EXERCISE AIM: Can you set down, exactly as they appear below, the lines from the opening of the material through the one bearing "from matplotlib.patches import", minus the pictures?

INFORMATION PROVIDED:
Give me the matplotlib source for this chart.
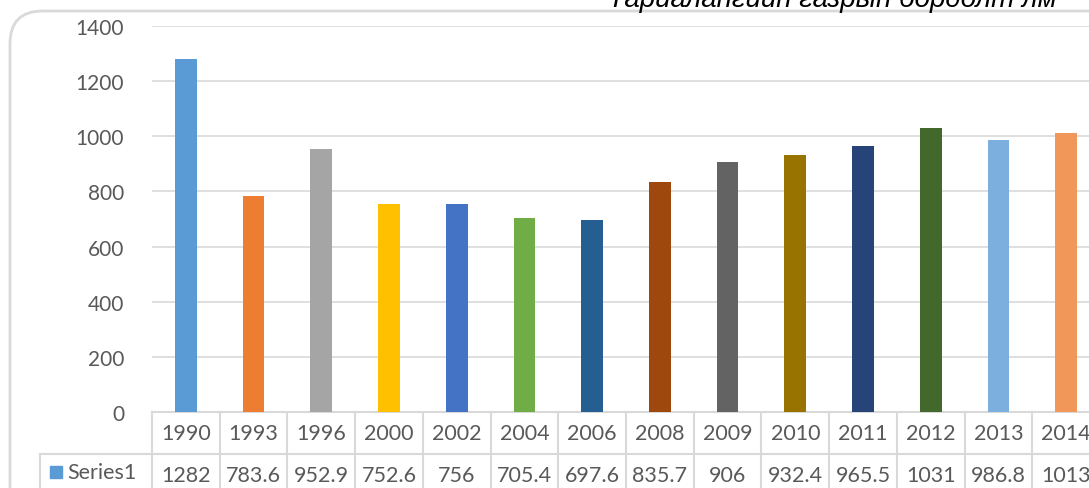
import matplotlib
matplotlib.use("Agg")
from matplotlib import pyplot as plt
from matplotlib import transforms
from matplotlib.patches import FancyBboxPatch, Rectangle

years = ["1990", "1993", "1996", "2000", "2002", "2004", "2006",
         "2008", "2009", "2010", "2011", "2012", "2013", "2014"]
values = [1282, 783.6, 952.9, 752.6, 756, 705.4, 697.6,
          835.7, 906, 932.4, 965.5, 1031, 986.8, 1013]
value_labels = ["1282", "783.6", "952.9", "752.6", "756", "705.4", "697.6",
                "835.7", "906", "932.4", "965.5", "1031", "986.8", "1013"]
colors = ["#5B9BD5", "#ED7D31", "#A5A5A5", "#FFC000", "#4472C4", "#70AD47",
          "#255E91", "#9E480E", "#636363", "#997300", "#264478", "#43682B",
          "#7CAFDD", "#F1975A"]
series_name = "Series1"
title = "Тариалангийн газрын бордолт лм"

plt.rcParams["font.family"] = ["Lato", "DejaVu Sans"]
W, H = 1089, 489
fig = plt.figure(figsize=(W / 100, H / 100), dpi=100)

# rounded chart border (runs off the right and bottom edges)
border = FancyBboxPatch((10 / W, -40 / H), 1120 / W, (H - 12 + 40) / H,
                        boxstyle="round,pad=0,rounding_size=0.03",
                        transform=fig.transFigure, fill=False,
                        edgecolor="#d9d9d9", linewidth=2, mutation_aspect=W / H)
fig.patches.append(border)

# title sits mostly above the visible area, like the cropped original
fig.text(608 / W, 1 - 7 / H, title, fontsize=20, style="italic",
         family=["Liberation Sans", "DejaVu Sans"],
         color="black", ha="left", va="baseline")

ax = fig.add_axes([152 / W, 76 / H, 948 / W, 386 / H])
x = list(range(len(years)))
ax.bar(x, values, width=0.32, color=colors, zorder=3)
ax.set_xlim(-0.5, len(years) - 0.5)
ax.set_ylim(0, 1400)
ax.set_yticks(range(0, 1401, 200))
ax.tick_params(axis="y", length=0, pad=20, labelsize=15, labelcolor="#595959")
ax.set_xticks([])
ax.grid(axis="y", color="#d9d9d9", linewidth=1.2, zorder=0)
for s in ax.spines.values():
    s.set_visible(False)

# data table below the plot
row_h = 42 / 386  # in axes fraction
line_kw = dict(color="#d9d9d9", linewidth=1.5, clip_on=False)
blend = transforms.blended_transform_factory(ax.transData, ax.transAxes)
n = len(years)
left_edge = -0.5 - 112 / 67.7
ax.plot([-0.5, n - 0.5], [0, 0], transform=blend, **line_kw)
ax.plot([left_edge, n - 0.5], [-row_h, -row_h], transform=blend, **line_kw)
ax.plot([left_edge, left_edge], [-row_h, -2.5 * row_h], transform=blend, **line_kw)
for i in range(n + 1):
    ax.plot([i - 0.5, i - 0.5], [0, -2.5 * row_h], transform=blend, **line_kw)
for i in range(n):
    ax.text(i, -0.5 * row_h, years[i], transform=blend, ha="center",
            va="center", fontsize=15.5, color="#595959", clip_on=False)
    ax.text(i, -1.5 * row_h, value_labels[i], transform=blend, ha="center",
            va="center", fontsize=15.5, color="#595959", clip_on=False)

# legend key in the table
fig.patches.append(Rectangle((50 / W, (489 - 479) / H), 12 / W, 12 / H,
                             transform=fig.transFigure, color=colors[0]))
fig.text(67 / W, (489 - 473) / H, series_name, fontsize=15.5, color="#595959",
         ha="left", va="center")

fig.savefig("out.png", dpi=100)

EXERCISE OUTPUT:
Give me the matplotlib source for this chart.
import matplotlib
matplotlib.use("Agg")
from matplotlib import pyplot as plt
from matplotlib import transforms
from matplotlib.patches import FancyBboxPatch, Rectangle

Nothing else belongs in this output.